DATA FOR THIS EXERCISE
** BEGIN **
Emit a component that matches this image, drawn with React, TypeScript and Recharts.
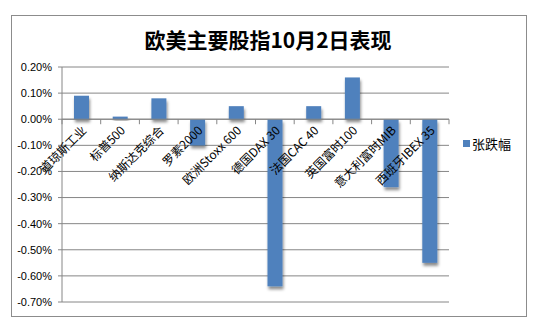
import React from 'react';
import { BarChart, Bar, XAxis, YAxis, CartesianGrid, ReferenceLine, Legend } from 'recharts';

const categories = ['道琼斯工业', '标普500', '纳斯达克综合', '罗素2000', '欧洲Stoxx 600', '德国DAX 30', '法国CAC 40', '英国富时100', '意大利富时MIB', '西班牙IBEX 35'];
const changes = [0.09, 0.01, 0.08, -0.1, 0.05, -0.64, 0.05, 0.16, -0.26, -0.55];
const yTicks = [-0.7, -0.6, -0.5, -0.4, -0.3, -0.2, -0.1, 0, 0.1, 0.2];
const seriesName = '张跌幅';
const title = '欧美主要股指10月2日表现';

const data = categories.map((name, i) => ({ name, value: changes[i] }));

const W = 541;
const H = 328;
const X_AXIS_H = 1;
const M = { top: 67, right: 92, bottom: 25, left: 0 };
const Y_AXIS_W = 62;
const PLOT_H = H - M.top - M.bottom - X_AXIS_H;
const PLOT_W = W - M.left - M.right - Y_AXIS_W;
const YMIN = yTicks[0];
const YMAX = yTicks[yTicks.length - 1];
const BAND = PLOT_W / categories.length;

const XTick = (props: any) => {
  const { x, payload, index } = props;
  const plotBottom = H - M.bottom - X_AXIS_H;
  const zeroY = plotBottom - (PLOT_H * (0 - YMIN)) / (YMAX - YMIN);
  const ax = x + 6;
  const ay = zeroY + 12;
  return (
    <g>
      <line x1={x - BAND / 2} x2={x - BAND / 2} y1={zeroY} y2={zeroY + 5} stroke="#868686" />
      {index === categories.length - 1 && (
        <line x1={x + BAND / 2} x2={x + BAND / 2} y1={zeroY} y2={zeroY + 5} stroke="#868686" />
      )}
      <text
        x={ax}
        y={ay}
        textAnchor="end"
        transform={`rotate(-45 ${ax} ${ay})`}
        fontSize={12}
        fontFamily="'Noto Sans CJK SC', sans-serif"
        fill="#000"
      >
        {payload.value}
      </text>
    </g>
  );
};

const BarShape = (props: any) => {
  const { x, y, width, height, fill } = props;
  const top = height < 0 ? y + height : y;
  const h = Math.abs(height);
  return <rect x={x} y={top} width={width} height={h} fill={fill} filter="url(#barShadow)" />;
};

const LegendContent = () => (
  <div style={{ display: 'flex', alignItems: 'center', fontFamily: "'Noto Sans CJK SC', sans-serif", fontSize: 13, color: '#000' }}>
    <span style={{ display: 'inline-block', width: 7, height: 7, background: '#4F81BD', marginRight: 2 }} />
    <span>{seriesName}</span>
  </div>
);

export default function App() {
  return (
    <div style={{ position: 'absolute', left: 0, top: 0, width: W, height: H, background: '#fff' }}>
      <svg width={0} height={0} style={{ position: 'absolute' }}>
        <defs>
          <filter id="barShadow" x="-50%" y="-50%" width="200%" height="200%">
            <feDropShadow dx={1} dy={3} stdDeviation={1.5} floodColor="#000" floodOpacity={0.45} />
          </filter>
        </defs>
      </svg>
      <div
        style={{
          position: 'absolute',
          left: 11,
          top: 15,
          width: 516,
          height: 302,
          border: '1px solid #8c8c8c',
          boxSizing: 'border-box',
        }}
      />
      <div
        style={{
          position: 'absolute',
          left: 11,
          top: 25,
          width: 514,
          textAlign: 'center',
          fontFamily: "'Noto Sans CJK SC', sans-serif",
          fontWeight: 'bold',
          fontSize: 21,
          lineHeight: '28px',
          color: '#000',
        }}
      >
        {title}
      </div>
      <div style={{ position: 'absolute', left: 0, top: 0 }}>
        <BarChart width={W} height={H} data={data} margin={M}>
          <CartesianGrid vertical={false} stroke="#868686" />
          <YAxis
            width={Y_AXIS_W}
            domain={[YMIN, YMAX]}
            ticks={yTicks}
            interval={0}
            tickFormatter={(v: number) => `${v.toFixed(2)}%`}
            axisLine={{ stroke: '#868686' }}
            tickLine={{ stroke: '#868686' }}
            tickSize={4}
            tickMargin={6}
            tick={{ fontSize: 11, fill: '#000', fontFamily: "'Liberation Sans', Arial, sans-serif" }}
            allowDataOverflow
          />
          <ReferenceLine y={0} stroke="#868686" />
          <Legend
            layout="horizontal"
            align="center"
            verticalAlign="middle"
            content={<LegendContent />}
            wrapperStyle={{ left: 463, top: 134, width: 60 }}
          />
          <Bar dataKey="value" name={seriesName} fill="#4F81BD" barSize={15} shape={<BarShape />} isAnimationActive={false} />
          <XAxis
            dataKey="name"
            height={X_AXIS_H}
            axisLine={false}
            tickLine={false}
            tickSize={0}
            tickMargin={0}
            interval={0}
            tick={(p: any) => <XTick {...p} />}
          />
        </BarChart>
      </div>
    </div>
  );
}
** END **
** BEGIN **
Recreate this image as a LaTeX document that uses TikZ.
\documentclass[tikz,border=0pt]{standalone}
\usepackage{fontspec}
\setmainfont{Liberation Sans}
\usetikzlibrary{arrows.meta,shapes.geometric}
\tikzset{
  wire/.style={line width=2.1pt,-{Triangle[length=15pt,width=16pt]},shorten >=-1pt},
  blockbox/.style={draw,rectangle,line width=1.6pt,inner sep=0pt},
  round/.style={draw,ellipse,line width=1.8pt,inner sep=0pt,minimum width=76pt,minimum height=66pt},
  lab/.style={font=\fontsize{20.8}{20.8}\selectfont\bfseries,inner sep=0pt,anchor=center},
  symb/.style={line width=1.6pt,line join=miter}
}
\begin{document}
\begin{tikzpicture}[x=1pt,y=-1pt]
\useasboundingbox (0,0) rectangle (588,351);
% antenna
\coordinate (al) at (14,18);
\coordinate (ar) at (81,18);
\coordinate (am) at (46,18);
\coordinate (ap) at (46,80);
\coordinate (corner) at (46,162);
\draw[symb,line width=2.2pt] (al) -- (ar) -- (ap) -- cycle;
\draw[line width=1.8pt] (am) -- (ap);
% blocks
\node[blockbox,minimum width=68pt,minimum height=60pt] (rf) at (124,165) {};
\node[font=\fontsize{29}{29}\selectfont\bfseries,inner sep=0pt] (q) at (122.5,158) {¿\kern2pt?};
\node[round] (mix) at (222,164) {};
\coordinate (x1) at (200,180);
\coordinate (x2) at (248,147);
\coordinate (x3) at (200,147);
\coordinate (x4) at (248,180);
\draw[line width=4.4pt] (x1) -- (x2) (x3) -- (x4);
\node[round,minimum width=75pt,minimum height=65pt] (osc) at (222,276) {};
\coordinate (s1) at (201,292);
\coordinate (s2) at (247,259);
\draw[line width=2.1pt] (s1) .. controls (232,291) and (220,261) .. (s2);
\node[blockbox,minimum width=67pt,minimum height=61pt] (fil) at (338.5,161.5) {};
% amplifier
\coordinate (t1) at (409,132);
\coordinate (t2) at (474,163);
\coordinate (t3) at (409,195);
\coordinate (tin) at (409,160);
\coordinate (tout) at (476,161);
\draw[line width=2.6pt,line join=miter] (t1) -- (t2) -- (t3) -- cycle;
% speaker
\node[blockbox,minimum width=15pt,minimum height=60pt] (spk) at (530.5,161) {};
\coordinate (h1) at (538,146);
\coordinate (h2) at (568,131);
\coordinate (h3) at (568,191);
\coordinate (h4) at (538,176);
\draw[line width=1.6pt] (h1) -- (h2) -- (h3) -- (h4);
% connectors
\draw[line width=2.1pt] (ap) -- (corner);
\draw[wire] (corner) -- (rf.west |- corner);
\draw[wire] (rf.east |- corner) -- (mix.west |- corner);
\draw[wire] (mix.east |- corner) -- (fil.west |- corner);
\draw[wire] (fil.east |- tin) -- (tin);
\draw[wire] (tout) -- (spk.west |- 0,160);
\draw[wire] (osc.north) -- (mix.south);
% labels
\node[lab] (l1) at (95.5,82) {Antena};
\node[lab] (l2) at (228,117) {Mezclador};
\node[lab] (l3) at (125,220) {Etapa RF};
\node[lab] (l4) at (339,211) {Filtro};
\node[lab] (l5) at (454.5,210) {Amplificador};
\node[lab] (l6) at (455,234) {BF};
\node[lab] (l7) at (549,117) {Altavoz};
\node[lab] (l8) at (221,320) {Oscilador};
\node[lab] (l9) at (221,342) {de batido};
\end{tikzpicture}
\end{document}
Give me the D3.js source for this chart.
** END **
** BEGIN **
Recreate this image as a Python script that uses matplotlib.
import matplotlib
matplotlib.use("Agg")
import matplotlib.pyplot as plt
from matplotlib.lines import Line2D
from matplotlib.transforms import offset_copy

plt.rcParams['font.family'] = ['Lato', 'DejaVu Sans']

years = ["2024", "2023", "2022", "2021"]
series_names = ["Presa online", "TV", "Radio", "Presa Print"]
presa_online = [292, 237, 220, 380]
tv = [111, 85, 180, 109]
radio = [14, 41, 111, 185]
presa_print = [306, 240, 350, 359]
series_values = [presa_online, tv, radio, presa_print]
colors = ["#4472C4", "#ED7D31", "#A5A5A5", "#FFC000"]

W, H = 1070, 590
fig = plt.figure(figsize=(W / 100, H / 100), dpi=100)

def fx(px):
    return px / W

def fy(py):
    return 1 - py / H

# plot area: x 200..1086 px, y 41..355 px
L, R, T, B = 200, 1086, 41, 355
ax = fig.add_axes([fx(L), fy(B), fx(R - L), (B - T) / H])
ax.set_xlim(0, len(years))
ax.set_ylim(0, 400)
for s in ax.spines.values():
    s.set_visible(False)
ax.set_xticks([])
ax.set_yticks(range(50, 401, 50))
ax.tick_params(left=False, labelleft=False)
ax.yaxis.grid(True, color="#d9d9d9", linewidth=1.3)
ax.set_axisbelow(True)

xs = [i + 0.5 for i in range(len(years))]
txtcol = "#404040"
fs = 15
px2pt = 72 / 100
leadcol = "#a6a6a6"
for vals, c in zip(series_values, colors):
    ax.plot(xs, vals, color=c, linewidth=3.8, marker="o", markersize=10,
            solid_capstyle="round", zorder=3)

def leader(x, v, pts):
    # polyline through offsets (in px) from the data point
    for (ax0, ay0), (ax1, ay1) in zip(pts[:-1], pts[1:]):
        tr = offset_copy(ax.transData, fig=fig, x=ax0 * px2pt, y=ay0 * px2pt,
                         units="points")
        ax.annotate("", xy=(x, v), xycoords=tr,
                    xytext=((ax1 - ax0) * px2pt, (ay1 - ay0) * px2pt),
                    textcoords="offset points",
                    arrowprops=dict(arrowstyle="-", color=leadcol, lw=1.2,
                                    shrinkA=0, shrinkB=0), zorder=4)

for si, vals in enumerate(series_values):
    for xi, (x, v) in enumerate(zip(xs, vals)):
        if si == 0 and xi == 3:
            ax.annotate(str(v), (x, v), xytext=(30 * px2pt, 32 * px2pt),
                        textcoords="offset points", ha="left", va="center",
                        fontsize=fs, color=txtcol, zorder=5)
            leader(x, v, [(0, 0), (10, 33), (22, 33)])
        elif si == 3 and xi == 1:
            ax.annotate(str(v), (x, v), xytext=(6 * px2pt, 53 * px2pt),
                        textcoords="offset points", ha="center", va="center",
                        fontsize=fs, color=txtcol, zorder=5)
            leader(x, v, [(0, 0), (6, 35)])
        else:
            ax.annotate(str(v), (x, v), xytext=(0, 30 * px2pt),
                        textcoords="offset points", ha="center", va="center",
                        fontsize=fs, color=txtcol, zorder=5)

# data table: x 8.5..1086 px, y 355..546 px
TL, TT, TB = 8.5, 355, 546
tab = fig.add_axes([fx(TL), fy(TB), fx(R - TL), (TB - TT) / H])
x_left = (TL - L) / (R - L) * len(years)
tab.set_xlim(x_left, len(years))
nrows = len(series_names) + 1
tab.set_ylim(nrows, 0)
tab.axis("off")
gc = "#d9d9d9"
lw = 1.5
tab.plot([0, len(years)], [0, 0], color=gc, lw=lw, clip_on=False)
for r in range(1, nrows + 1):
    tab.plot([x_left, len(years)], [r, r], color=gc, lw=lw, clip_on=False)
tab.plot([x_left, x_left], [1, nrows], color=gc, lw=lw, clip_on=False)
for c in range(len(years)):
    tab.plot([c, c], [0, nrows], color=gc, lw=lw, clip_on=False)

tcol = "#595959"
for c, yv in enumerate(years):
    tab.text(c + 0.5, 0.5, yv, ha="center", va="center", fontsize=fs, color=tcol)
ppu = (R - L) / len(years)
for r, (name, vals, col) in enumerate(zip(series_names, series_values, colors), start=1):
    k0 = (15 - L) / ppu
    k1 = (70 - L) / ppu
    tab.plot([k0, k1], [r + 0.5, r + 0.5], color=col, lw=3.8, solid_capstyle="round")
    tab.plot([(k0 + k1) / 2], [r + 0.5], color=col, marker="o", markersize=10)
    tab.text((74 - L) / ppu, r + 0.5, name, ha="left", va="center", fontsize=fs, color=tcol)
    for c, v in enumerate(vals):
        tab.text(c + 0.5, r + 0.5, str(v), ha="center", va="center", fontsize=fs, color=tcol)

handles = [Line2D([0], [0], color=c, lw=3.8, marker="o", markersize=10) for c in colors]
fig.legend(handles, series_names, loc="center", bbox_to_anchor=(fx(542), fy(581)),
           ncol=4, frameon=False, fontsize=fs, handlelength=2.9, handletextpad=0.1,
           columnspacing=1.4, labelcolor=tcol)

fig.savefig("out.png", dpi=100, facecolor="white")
** END **
GOAL
Look above for the line containing "Emit a component", then write out every line from there down to the line containing "CartesianGrid, ReferenceLine, Legend", that line included, with no pictures.

OUTPUT BELOW
Emit a component that matches this image, drawn with React, TypeScript and Recharts.
import React from 'react';
import { BarChart, Bar, XAxis, YAxis, CartesianGrid, ReferenceLine, Legend } from 'recharts';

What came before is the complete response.